What you will do
Go through the listing and set it down exactly, leaving out its pictures.
-- START Collected material --
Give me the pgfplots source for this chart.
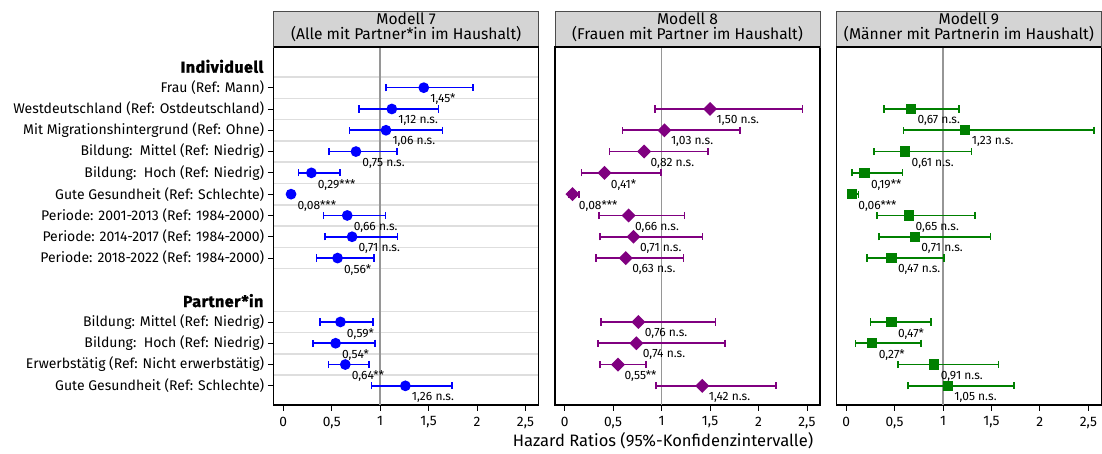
\documentclass[border=0pt]{standalone}
\usepackage{fontspec}
\setmainfont{Fira Sans}
\newfontfamily\heavyfont{Fira Sans}[BoldFeatures={FakeBold=1.3, LetterSpace=3}]
\usepackage{pgfplots}
\usepackage{pgfplotstable}
\pgfplotsset{compat=1.18}

\definecolor{hdr}{RGB}{212,212,212}
\definecolor{gridc}{RGB}{222,222,222}
\definecolor{refc}{RGB}{150,150,150}
\definecolor{cA}{RGB}{0,0,255}
\definecolor{cB}{RGB}{128,0,128}
\definecolor{cC}{RGB}{0,128,0}

\pgfplotstableread[col sep=semicolon]{
r;est;lo;hi;lab
1;1.45;1.06;1.96;1,45*
2;1.12;0.78;1.60;1,12 n.s.
3;1.06;0.685;1.645;1,06 n.s.
4;0.75;0.47;1.175;0,75 n.s.
5;0.29;0.158;0.585;0,29***
6;0.08;0.05;0.11;0,08***
7;0.66;0.415;1.054;0,66 n.s.
8;0.71;0.428;1.178;0,71 n.s.
9;0.56;0.343;0.934;0,56*
12;0.59;0.377;0.928;0,59*
13;0.54;0.308;0.945;0,54*
14;0.64;0.466;0.887;0,64**
15;1.26;0.911;1.742;1,26 n.s.
}\tabA

\pgfplotstableread[col sep=semicolon]{
r;est;lo;hi;lab
2;1.50;0.933;2.455;1,50 n.s.
3;1.03;0.595;1.811;1,03 n.s.
4;0.82;0.461;1.477;0,82 n.s.
5;0.41;0.175;0.995;0,41*
6;0.08;0.04;0.15;0,08***
7;0.66;0.354;1.236;0,66 n.s.
8;0.71;0.365;1.422;0,71 n.s.
9;0.63;0.32;1.225;0,63 n.s.
12;0.76;0.372;1.556;0,76 n.s.
13;0.74;0.341;1.656;0,74 n.s.
14;0.55;0.365;0.84;0,55**
15;1.42;0.943;2.18;1,42 n.s.
}\tabB

\pgfplotstableread[col sep=semicolon]{
r;est;lo;hi;lab
2;0.67;0.392;1.166;0,67 n.s.
3;1.23;0.591;2.559;1,23 n.s.
4;0.61;0.289;1.293;0,61 n.s.
5;0.19;0.062;0.581;0,19**
6;0.06;0.03;0.127;0,06***
7;0.65;0.317;1.328;0,65 n.s.
8;0.71;0.341;1.489;0,71 n.s.
9;0.47;0.214;1.012;0,47 n.s.
12;0.47;0.251;0.877;0,47*
13;0.27;0.096;0.774;0,27*
14;0.91;0.537;1.572;0,91 n.s.
15;1.05;0.637;1.734;1,05 n.s.
}\tabC

\pgfplotsset{
  panel/.style={
    scale only axis, width=198.75pt, height=268.5pt,
    anchor=north west,
    xmin=-0.1, xmax=2.635, ymin=-0.91, ymax=15.9, y dir=reverse,
    xtick={0,0.5,1,1.5,2,2.5},
    /pgf/number format/use comma,
    /pgf/number format/assume math mode=true,
    xticklabel style={font=\fontsize{10.3}{12}\selectfont, yshift=-1pt},
    tick align=outside, tick pos=left,
    major tick length=4.3pt,
    every tick/.style={black, line width=0.6pt},
    axis line style={black, line width=1pt},
    minor ytick={0.5,1.5,...,9.5,11.5,12.5,13.5,14.5},
    minor tick length=0pt,
    yminorgrids=true, ymajorgrids=false, xmajorgrids=false,
    minor grid style={gridc, line width=1.1pt},
    clip=false,
  },
  est/.style={
    line width=1.2pt, only marks,
    error bars/.cd, x dir=both, x explicit,
      error bar style={line width=1.2pt},
      error mark options={rotate=90, mark size=2.7pt, line width=1.2pt},
    /pgfplots/.cd,
    nodes near coords, point meta=explicit symbolic,
    every node near coord/.style={anchor=north west, inner sep=0pt,
      xshift=4.3pt, yshift=-4.2pt, text=black,
      font=\fontsize{9}{10}\selectfont},
  },
}

\newcommand{\refline}{\addplot[refc, line width=1.1pt, mark=none, forget plot] coordinates {(1,-0.91) (1,15.9)};}

\begin{document}
\begin{tikzpicture}
\path[use as bounding box] (0,0) rectangle (826.5pt,-339.75pt);

\begin{axis}[panel, name=a1, at={(205.2pt,-35.25pt)},
  ytick={1,...,9,12,13,14,15},
  yticklabels={Frau (Ref: Mann),
    Westdeutschland (Ref: Ostdeutschland),
    Mit Migrationshintergrund (Ref: Ohne),
    Bildung:\ \ Mittel (Ref: Niedrig),
    Bildung:\ \ Hoch (Ref: Niedrig),
    Gute Gesundheit (Ref: Schlechte),
    Periode: 2001-2013 (Ref: 1984-2000),
    Periode: 2014-2017 (Ref: 1984-2000),
    Periode: 2018-2022 (Ref: 1984-2000),
    Bildung: Mittel (Ref: Niedrig),
    Bildung:\ \ Hoch (Ref: Niedrig),
    Erwerbstätig (Ref: Nicht erwerbstätig),
    Gute Gesundheit (Ref: Schlechte)},
  yticklabel style={font=\fontsize{10.5}{13}\selectfont, inner xsep=2.5pt},
  extra y ticks={0,11},
  extra y tick labels={Individuell, Partner*in},
  extra y tick style={major tick length=0pt, yticklabel style={font=\fontsize{12}{14}\heavyfont\bfseries, inner xsep=2.5pt, xshift=-5pt}},
]
\refline
\addplot+[est, cA, mark=*, mark size=3.4pt, mark options={fill=cA, draw=cA}]
  table[x=est, y=r, meta=lab,
    x error plus expr=\thisrow{hi}-\thisrow{est},
    x error minus expr=\thisrow{est}-\thisrow{lo}] {\tabA};
\end{axis}

\begin{axis}[panel, name=a2, at={(416.25pt,-35.25pt)}, ytick=\empty]
\refline
\addplot+[est, cB, mark=square*, mark size=3.1pt, mark options={fill=cB, draw=cB, rotate=45}]
  table[x=est, y=r, meta=lab,
    x error plus expr=\thisrow{hi}-\thisrow{est},
    x error minus expr=\thisrow{est}-\thisrow{lo}] {\tabB};
\end{axis}

\begin{axis}[panel, name=a3, at={(627.3pt,-35.25pt)}, ytick=\empty]
\refline
\addplot+[est, cC, mark=square*, mark size=3.3pt, mark options={fill=cC, draw=cC}]
  table[x=est, y=r, meta=lab,
    x error plus expr=\thisrow{hi}-\thisrow{est},
    x error minus expr=\thisrow{est}-\thisrow{lo}] {\tabC};
\end{axis}

% panel headers
\foreach \ax/\ta/\tb in {a1/{Modell 7}/{(Alle mit Partner*in im Haushalt)},
                      a2/{Modell 8}/{(Frauen mit Partner im Haushalt)},
                      a3/{Modell 9}/{(Männer mit Partnerin im Haushalt)}}{
  \filldraw[fill=hdr, draw=black!70, line width=0.6pt]
    (\ax.north west) rectangle ([yshift=27pt]\ax.north east);
  \draw[black, line width=1.5pt] (\ax.north west) -- (\ax.north east);
  \node[anchor=base, font=\fontsize{11.7}{13}\selectfont, inner sep=0pt]
    at ([yshift=16.5pt]\ax.north) {\ta};
  \node[anchor=base, font=\fontsize{11.7}{13}\selectfont, inner sep=0pt]
    at ([yshift=5.8pt]\ax.north) {\tb};
}

\node[anchor=base, font=\fontsize{12.4}{14}\selectfont, inner sep=0pt] at (497.25pt,-335pt)
  {Hazard Ratios (95\%-Konfidenzintervalle)};
\end{tikzpicture}
\end{document}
-- END Collected material --
Reply
Give me the pgfplots source for this chart.
\documentclass[border=0pt]{standalone}
\usepackage{fontspec}
\setmainfont{Fira Sans}
\newfontfamily\heavyfont{Fira Sans}[BoldFeatures={FakeBold=1.3, LetterSpace=3}]
\usepackage{pgfplots}
\usepackage{pgfplotstable}
\pgfplotsset{compat=1.18}

\definecolor{hdr}{RGB}{212,212,212}
\definecolor{gridc}{RGB}{222,222,222}
\definecolor{refc}{RGB}{150,150,150}
\definecolor{cA}{RGB}{0,0,255}
\definecolor{cB}{RGB}{128,0,128}
\definecolor{cC}{RGB}{0,128,0}

\pgfplotstableread[col sep=semicolon]{
r;est;lo;hi;lab
1;1.45;1.06;1.96;1,45*
2;1.12;0.78;1.60;1,12 n.s.
3;1.06;0.685;1.645;1,06 n.s.
4;0.75;0.47;1.175;0,75 n.s.
5;0.29;0.158;0.585;0,29***
6;0.08;0.05;0.11;0,08***
7;0.66;0.415;1.054;0,66 n.s.
8;0.71;0.428;1.178;0,71 n.s.
9;0.56;0.343;0.934;0,56*
12;0.59;0.377;0.928;0,59*
13;0.54;0.308;0.945;0,54*
14;0.64;0.466;0.887;0,64**
15;1.26;0.911;1.742;1,26 n.s.
}\tabA

\pgfplotstableread[col sep=semicolon]{
r;est;lo;hi;lab
2;1.50;0.933;2.455;1,50 n.s.
3;1.03;0.595;1.811;1,03 n.s.
4;0.82;0.461;1.477;0,82 n.s.
5;0.41;0.175;0.995;0,41*
6;0.08;0.04;0.15;0,08***
7;0.66;0.354;1.236;0,66 n.s.
8;0.71;0.365;1.422;0,71 n.s.
9;0.63;0.32;1.225;0,63 n.s.
12;0.76;0.372;1.556;0,76 n.s.
13;0.74;0.341;1.656;0,74 n.s.
14;0.55;0.365;0.84;0,55**
15;1.42;0.943;2.18;1,42 n.s.
}\tabB

\pgfplotstableread[col sep=semicolon]{
r;est;lo;hi;lab
2;0.67;0.392;1.166;0,67 n.s.
3;1.23;0.591;2.559;1,23 n.s.
4;0.61;0.289;1.293;0,61 n.s.
5;0.19;0.062;0.581;0,19**
6;0.06;0.03;0.127;0,06***
7;0.65;0.317;1.328;0,65 n.s.
8;0.71;0.341;1.489;0,71 n.s.
9;0.47;0.214;1.012;0,47 n.s.
12;0.47;0.251;0.877;0,47*
13;0.27;0.096;0.774;0,27*
14;0.91;0.537;1.572;0,91 n.s.
15;1.05;0.637;1.734;1,05 n.s.
}\tabC

\pgfplotsset{
  panel/.style={
    scale only axis, width=198.75pt, height=268.5pt,
    anchor=north west,
    xmin=-0.1, xmax=2.635, ymin=-0.91, ymax=15.9, y dir=reverse,
    xtick={0,0.5,1,1.5,2,2.5},
    /pgf/number format/use comma,
    /pgf/number format/assume math mode=true,
    xticklabel style={font=\fontsize{10.3}{12}\selectfont, yshift=-1pt},
    tick align=outside, tick pos=left,
    major tick length=4.3pt,
    every tick/.style={black, line width=0.6pt},
    axis line style={black, line width=1pt},
    minor ytick={0.5,1.5,...,9.5,11.5,12.5,13.5,14.5},
    minor tick length=0pt,
    yminorgrids=true, ymajorgrids=false, xmajorgrids=false,
    minor grid style={gridc, line width=1.1pt},
    clip=false,
  },
  est/.style={
    line width=1.2pt, only marks,
    error bars/.cd, x dir=both, x explicit,
      error bar style={line width=1.2pt},
      error mark options={rotate=90, mark size=2.7pt, line width=1.2pt},
    /pgfplots/.cd,
    nodes near coords, point meta=explicit symbolic,
    every node near coord/.style={anchor=north west, inner sep=0pt,
      xshift=4.3pt, yshift=-4.2pt, text=black,
      font=\fontsize{9}{10}\selectfont},
  },
}

\newcommand{\refline}{\addplot[refc, line width=1.1pt, mark=none, forget plot] coordinates {(1,-0.91) (1,15.9)};}

\begin{document}
\begin{tikzpicture}
\path[use as bounding box] (0,0) rectangle (826.5pt,-339.75pt);

\begin{axis}[panel, name=a1, at={(205.2pt,-35.25pt)},
  ytick={1,...,9,12,13,14,15},
  yticklabels={Frau (Ref: Mann),
    Westdeutschland (Ref: Ostdeutschland),
    Mit Migrationshintergrund (Ref: Ohne),
    Bildung:\ \ Mittel (Ref: Niedrig),
    Bildung:\ \ Hoch (Ref: Niedrig),
    Gute Gesundheit (Ref: Schlechte),
    Periode: 2001-2013 (Ref: 1984-2000),
    Periode: 2014-2017 (Ref: 1984-2000),
    Periode: 2018-2022 (Ref: 1984-2000),
    Bildung: Mittel (Ref: Niedrig),
    Bildung:\ \ Hoch (Ref: Niedrig),
    Erwerbstätig (Ref: Nicht erwerbstätig),
    Gute Gesundheit (Ref: Schlechte)},
  yticklabel style={font=\fontsize{10.5}{13}\selectfont, inner xsep=2.5pt},
  extra y ticks={0,11},
  extra y tick labels={Individuell, Partner*in},
  extra y tick style={major tick length=0pt, yticklabel style={font=\fontsize{12}{14}\heavyfont\bfseries, inner xsep=2.5pt, xshift=-5pt}},
]
\refline
\addplot+[est, cA, mark=*, mark size=3.4pt, mark options={fill=cA, draw=cA}]
  table[x=est, y=r, meta=lab,
    x error plus expr=\thisrow{hi}-\thisrow{est},
    x error minus expr=\thisrow{est}-\thisrow{lo}] {\tabA};
\end{axis}

\begin{axis}[panel, name=a2, at={(416.25pt,-35.25pt)}, ytick=\empty]
\refline
\addplot+[est, cB, mark=square*, mark size=3.1pt, mark options={fill=cB, draw=cB, rotate=45}]
  table[x=est, y=r, meta=lab,
    x error plus expr=\thisrow{hi}-\thisrow{est},
    x error minus expr=\thisrow{est}-\thisrow{lo}] {\tabB};
\end{axis}

\begin{axis}[panel, name=a3, at={(627.3pt,-35.25pt)}, ytick=\empty]
\refline
\addplot+[est, cC, mark=square*, mark size=3.3pt, mark options={fill=cC, draw=cC}]
  table[x=est, y=r, meta=lab,
    x error plus expr=\thisrow{hi}-\thisrow{est},
    x error minus expr=\thisrow{est}-\thisrow{lo}] {\tabC};
\end{axis}

% panel headers
\foreach \ax/\ta/\tb in {a1/{Modell 7}/{(Alle mit Partner*in im Haushalt)},
                      a2/{Modell 8}/{(Frauen mit Partner im Haushalt)},
                      a3/{Modell 9}/{(Männer mit Partnerin im Haushalt)}}{
  \filldraw[fill=hdr, draw=black!70, line width=0.6pt]
    (\ax.north west) rectangle ([yshift=27pt]\ax.north east);
  \draw[black, line width=1.5pt] (\ax.north west) -- (\ax.north east);
  \node[anchor=base, font=\fontsize{11.7}{13}\selectfont, inner sep=0pt]
    at ([yshift=16.5pt]\ax.north) {\ta};
  \node[anchor=base, font=\fontsize{11.7}{13}\selectfont, inner sep=0pt]
    at ([yshift=5.8pt]\ax.north) {\tb};
}

\node[anchor=base, font=\fontsize{12.4}{14}\selectfont, inner sep=0pt] at (497.25pt,-335pt)
  {Hazard Ratios (95\%-Konfidenzintervalle)};
\end{tikzpicture}
\end{document}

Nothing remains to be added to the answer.